嘘と本当
私は彼にずっと本当のことを言えなかった事が1つだけあった。
ずっと心苦しくて、気持ちも晴れず、いつか言わなくてはと思いながら8ヶ月経とうとしていた。
もう言わないといけないタイミングと思い、伝えた事は、今住んで居る家の事だ。
今住んで居る家は10年前に元夫と購入した戸建て。
6年ほど前に離婚をした際に、その家を売りに出しておけば良かったのだが、どちらがどちらになどと揉めて決着がつがず、そのまま私は家を出たのでダブルで家の支払いをしていた。
そうこうしていると、2つの場所で住んで居ることになり、住民税の請求が2箇所からきたのだ。
一個人に対して住民税を支払う義務は一カ所でいいらしいのだが、住宅ローンの控除を実際受けている場合、その場所に住んで居る必要があると2つの区から言われ、なくなく控除を受けていた、元の家に戻らなくてはならなくなったのだ。きつい。戻りたくない。
私はその時お付き合いして居る彼がいたんだが、元夫との家に戻らなくてはかならない為、礼儀としちゃんとお別れをして家に戻りました。もちろんその時付き合っていた彼は納得が行くはずもなく、もめに、揉めたのを今でも覚えて居る。最悪だった。でも、間違ってなかったと思う。
元夫とはもうすでに離婚した6年前から終わっていたし、それはお互いわかっていた。私も白黒ハッキリするタイプなので、完全に割り切りで家を区切り、生活をしてきたのだ。全て別。ご飯も。当たり前だが部屋もだ。一切全てだ。ほぼ会話もない。早く出たい。
ちょうど2年前に住宅ローンの控除が終わった為、そろそろ家を出ようと思っていた最近、新しく彼ができたのだ。
この状況を理解してもらうにはまだ関係が浅かったのと、誤解を生む事が非常に怖く、1番私が嫌いな嘘をついてしまったのだ。
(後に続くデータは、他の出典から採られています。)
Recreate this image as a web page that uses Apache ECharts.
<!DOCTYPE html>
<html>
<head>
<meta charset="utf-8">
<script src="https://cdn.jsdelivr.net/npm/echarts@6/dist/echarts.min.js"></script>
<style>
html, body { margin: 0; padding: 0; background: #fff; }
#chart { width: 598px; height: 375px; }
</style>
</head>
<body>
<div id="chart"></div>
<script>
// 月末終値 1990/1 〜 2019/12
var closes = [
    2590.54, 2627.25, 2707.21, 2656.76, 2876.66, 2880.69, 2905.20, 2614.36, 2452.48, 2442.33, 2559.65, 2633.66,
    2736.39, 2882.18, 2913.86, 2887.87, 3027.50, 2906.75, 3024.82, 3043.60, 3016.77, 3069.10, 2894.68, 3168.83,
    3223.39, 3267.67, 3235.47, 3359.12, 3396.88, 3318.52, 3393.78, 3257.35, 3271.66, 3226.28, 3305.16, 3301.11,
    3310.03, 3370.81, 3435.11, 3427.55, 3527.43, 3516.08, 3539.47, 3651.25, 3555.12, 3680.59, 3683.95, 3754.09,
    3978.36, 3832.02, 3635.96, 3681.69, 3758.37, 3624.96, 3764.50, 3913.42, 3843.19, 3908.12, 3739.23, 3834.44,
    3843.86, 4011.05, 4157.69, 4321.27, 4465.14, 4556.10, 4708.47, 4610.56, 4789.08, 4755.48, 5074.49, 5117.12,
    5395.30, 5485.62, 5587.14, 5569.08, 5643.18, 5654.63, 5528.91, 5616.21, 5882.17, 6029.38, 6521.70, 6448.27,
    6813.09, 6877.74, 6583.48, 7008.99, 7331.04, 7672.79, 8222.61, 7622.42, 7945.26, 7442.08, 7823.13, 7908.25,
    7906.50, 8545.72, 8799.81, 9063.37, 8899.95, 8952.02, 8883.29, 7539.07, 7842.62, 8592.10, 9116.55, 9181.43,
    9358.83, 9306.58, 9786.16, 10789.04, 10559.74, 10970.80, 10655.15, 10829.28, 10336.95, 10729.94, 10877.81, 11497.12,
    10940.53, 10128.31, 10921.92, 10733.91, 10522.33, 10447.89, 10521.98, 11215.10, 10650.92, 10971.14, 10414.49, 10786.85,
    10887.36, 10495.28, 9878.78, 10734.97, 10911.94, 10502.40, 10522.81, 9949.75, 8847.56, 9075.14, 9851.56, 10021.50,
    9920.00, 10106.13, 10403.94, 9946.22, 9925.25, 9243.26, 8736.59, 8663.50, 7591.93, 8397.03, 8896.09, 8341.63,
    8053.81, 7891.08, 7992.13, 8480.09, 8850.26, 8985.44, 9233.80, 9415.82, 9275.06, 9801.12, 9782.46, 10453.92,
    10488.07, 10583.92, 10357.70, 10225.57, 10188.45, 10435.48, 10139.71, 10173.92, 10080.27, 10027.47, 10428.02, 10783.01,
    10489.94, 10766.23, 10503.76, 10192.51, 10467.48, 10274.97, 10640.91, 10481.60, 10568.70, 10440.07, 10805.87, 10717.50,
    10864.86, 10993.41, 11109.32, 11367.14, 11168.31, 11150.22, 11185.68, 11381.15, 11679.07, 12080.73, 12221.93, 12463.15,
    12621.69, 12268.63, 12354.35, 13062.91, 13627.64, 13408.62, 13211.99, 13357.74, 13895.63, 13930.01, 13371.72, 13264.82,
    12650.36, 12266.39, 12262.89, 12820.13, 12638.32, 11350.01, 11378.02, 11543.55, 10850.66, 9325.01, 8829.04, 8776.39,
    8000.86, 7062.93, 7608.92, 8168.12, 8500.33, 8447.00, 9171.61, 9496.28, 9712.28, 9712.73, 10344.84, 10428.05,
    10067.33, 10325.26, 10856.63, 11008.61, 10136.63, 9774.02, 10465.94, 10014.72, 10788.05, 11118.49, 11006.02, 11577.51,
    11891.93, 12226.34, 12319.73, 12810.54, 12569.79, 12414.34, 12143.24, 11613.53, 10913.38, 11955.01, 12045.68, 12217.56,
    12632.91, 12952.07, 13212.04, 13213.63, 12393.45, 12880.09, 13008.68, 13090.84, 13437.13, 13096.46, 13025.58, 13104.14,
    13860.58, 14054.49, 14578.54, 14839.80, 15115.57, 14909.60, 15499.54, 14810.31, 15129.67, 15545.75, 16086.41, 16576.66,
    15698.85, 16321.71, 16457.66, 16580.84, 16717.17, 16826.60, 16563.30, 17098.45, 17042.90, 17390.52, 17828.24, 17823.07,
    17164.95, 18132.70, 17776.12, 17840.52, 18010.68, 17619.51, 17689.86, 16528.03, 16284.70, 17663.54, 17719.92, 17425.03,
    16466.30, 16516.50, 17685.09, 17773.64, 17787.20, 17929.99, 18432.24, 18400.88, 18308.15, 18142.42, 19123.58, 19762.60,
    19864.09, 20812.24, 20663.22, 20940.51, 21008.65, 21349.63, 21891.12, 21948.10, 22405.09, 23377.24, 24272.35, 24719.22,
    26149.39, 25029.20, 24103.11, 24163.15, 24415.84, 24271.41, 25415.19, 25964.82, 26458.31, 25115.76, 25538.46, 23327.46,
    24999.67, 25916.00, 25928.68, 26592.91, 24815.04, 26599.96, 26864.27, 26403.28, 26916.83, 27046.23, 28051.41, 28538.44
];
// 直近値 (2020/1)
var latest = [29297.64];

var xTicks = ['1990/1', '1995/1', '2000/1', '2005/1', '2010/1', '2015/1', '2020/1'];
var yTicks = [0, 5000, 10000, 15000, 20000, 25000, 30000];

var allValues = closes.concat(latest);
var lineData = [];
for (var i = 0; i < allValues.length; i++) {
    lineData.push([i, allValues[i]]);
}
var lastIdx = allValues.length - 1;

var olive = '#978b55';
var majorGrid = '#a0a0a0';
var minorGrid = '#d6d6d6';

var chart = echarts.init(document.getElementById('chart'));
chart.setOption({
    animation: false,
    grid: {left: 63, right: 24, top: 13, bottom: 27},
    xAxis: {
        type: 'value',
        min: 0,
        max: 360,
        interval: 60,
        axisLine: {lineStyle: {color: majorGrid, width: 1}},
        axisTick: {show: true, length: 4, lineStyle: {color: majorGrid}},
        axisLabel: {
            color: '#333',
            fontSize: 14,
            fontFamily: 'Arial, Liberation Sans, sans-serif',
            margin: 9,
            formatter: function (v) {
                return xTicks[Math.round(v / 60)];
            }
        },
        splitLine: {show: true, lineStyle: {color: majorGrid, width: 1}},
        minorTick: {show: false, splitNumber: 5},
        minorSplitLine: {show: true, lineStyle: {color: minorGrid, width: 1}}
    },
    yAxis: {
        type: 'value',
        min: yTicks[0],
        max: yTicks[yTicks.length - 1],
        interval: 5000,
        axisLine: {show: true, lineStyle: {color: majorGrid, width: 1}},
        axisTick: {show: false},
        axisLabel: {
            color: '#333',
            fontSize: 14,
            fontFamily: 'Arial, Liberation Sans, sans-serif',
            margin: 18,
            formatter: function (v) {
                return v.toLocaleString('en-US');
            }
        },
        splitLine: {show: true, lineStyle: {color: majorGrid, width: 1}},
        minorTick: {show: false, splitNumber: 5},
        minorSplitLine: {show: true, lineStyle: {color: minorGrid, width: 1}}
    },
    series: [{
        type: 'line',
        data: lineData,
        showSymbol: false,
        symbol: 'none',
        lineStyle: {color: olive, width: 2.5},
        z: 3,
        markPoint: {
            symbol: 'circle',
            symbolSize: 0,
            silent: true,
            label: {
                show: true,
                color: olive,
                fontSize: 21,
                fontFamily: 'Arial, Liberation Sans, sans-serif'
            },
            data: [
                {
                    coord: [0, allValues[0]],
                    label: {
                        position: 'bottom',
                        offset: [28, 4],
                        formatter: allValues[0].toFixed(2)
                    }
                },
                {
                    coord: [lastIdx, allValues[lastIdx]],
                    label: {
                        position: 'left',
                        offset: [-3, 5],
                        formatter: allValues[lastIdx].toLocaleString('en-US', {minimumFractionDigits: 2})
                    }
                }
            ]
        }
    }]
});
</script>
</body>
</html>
そんなこんなで8ヶ月近く経ち、本当の事を話したが、彼にちゃんと伝わって居るのかと今でも思っている。言い訳をすればするほど嘘っぽく聞こえてしまうのではないかとも思う。
性格的にこの初めについた嘘は苦しく、耐えられない程嫌だった。
一つの事に対し、嘘と本当とは紙一重で、文字の通り全く意味が異なってくる。
初めにきちんと伝えておくべきだったな。嘘は自分を苦しめるし相手も傷つける。良いことなんて一つもないのに。
その場の自分に、言い聞かせたい。
その家もようやく売却が決まり、財産分与も決着がついた。ようやく新しく私もスタート出来る。
私はようやく個になれたのかもしれない。
これからはもう今の彼と穏やかに過ごせますように。